En un momento político saturado de consignas, la izquierda chilena levantó la bandera contra la desinformación con una convicción encomiable. El problema es que, a la hora de hablar, la prédica se estrella con sus contradicciones, y la cruzada contra las "fake news" termina teñida por errores propios que luego se explican como malentendidos, excesos retóricos o "descontextualizaciones".
La vehemencia con que apuntan a la "paja en el ojo ajeno" parece impedirles ver la viga en el propio, transformando su causa en un ejercicio de inconsistencia que daña, sobre todo, su propia credibilidad.
El patrón es tan claro como preocupante. No se trata de matices, sino de afirmaciones categóricas que, una vez desmentidas por la realidad, se disuelven en excusas como "malentendidos", "excesos retóricos" o la ya clásica "descontextualización". El caso de la exministra Izkia Siches en abril de 2022 es emblemático. Denunció en el Congreso que un avión con migrantes expulsados "retornó con las mismas personas", una imagen potente y escandalosa. Horas después, la verdad emergió con simpleza brutal: el vuelo nunca despegó. Retractarse fue necesario, pero la cicatriz en la confianza pública quedó marcada.

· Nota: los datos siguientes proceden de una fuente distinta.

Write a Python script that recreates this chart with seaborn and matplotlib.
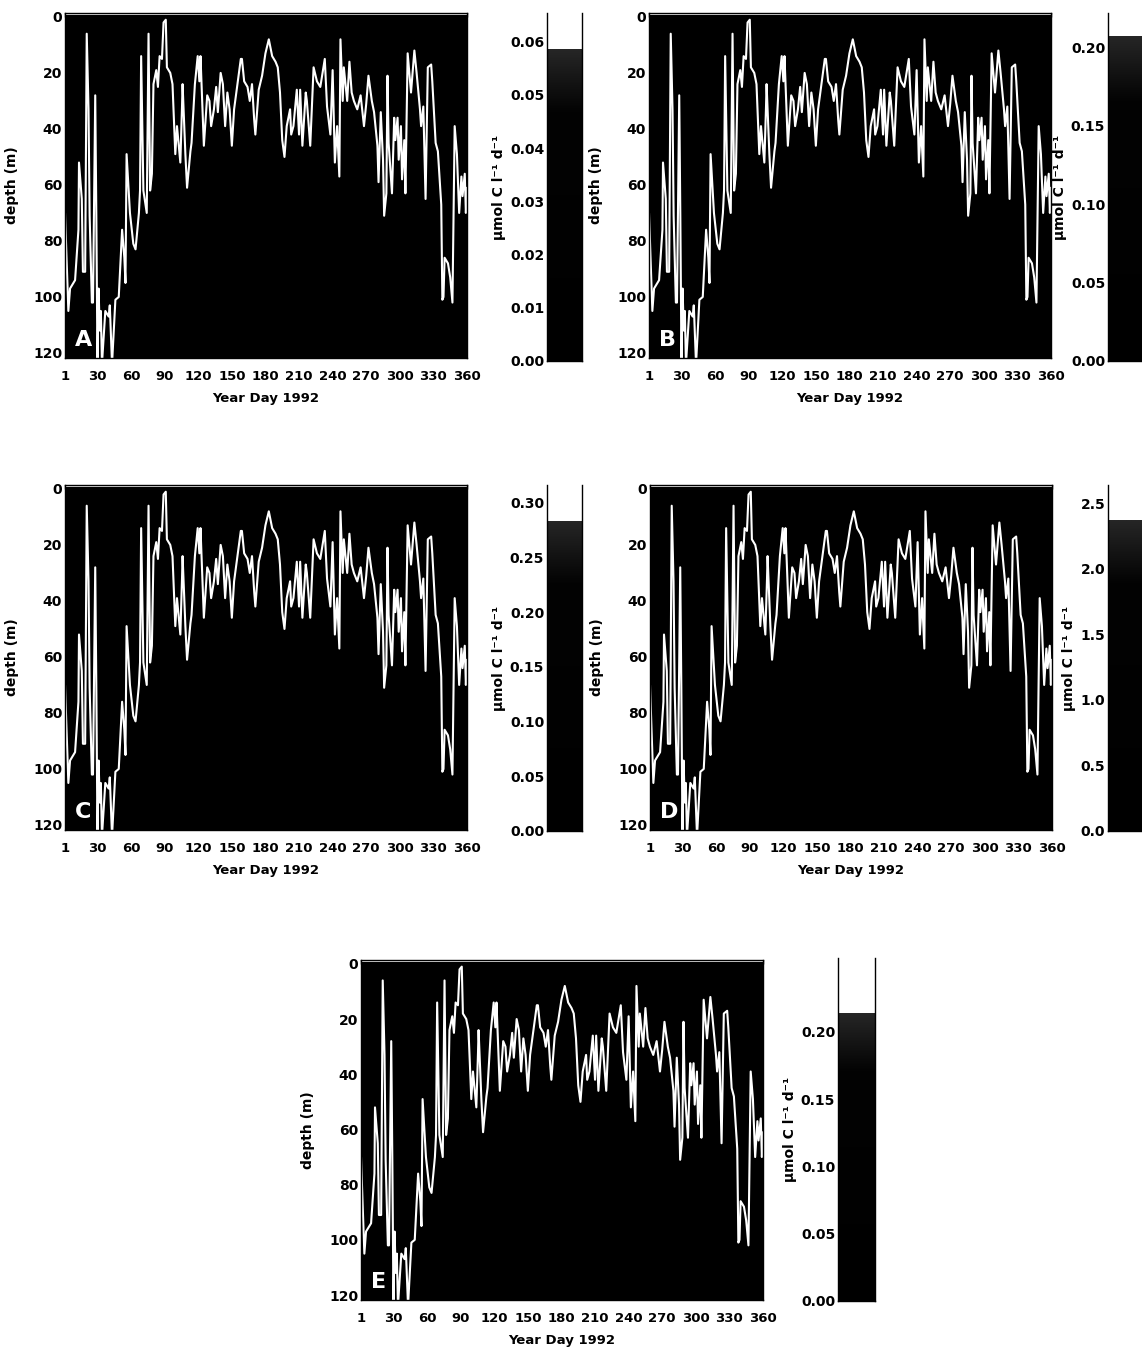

Esta contradicción alcanza su máxima expresión en la figura de la ministra Camila Vallejo, como principal impulsora de la Comisión Asesora contra la Desinformación, se posicionó como la guardiana de la veracidad en el debate público. Sin embargo, su historial personal la convierte en una predicadora con poca práctica. Su reacción ante el caso Panguipulli, sentenciando en Twitter que "no fue un incidente, fue asesinato", chocó frontalmente con el veredicto judicial que sobreseyó al carabinero por legítima defensa. Años antes, su liviandad al vincular a Jovino Novoa con "redes de pedofilia" en el caso Spiniak ignoró que la justicia lo había absuelto de esa imputación.
Cuando es confrontada, como ocurrió en sus entrevistas de julio de 2023, la ministra se refugia en la "opinión política", un escudo retórico que busca dar impunidad a la difamación. Pero imputar un delito no es opinar, es acusar. Exigir una vara estricta para el adversario mientras se reclama licencia para disparar sin verificar no es coherencia; es conveniencia. Para la izquierda no está claro que la autoridad moral para liderar una campaña contra las fake news se construye con respeto por la veracidad en la información.
A esta lista de inconsistencias se suma la candidata oficialista Jeannette Jara, quien en un reciente debate de agosto exhibió una desconcertante amnesia programática. "En la primaria jamás se tocó la nacionalización del cobre", afirmó con aplomo, acusando a su contendor de "tirar cosas al aire". El problema es que su propio programa de primarias, un documento público y oficial, proponía textualmente "nacionalizando el litio y el cobre".
Su posterior rectificación no repara el daño. No solo negó su propio plan de gobierno, sino que lo hizo para atacar a un rival. Este episodio no es aislado. Se suma a un historial de volteretas y rectificaciones sobre el modelo de demanda interna, el fin de las AFP y un "salario vital" de $750.000, promesas audaces que se desvanecen o matizan cuando la campaña avanza y el escrutinio aumenta. El problema no es ajustar un programa, sino negar lo que se escribió y prometió.
Estos casos dibujan un patrón de "gatillo fácil" comunicacional. Se instala primero un marco moralista y contundente -asesinato, impunidad, refundación- y, solo cuando los hechos duros (fallos judiciales, documentos oficiales) lo desmienten, llega la corrección en letra chica. Esta práctica no hace nada más que debilitar la confianza de los ciudadanos que intentan distinguir entre verdad y mentira. Combatir la desinformación exige más que comisiones y seminarios: exige honestidad. Significa verificar antes de acusar y resistir la tentación del tuit o comentario incendiario.
En definitiva, la cruzada de la izquierda contra la desinformación se desmorona ante la evidencia de su propio actuar. Las fake news no parece ser un mal a erradicar por principio, sino una etiqueta que se utiliza tácticamente según la conveniencia del momento. Se convierte en un arma arrojadiza contra el adversario, pero en un "error" lamentable o una "imprecisión" excusable cuando el que desinforma es uno de los suyos.
Este doble estándar de la izquierda, y en particular del gobierno de Boric, es la mayor de las incongruencias: se exige una rigurosidad implacable a los demás, mientras se reclama para sí una indulgencia infinita. La conclusión es tan simple como demoledora: para ellos, la desinformación solo es un problema cuando no la controlan.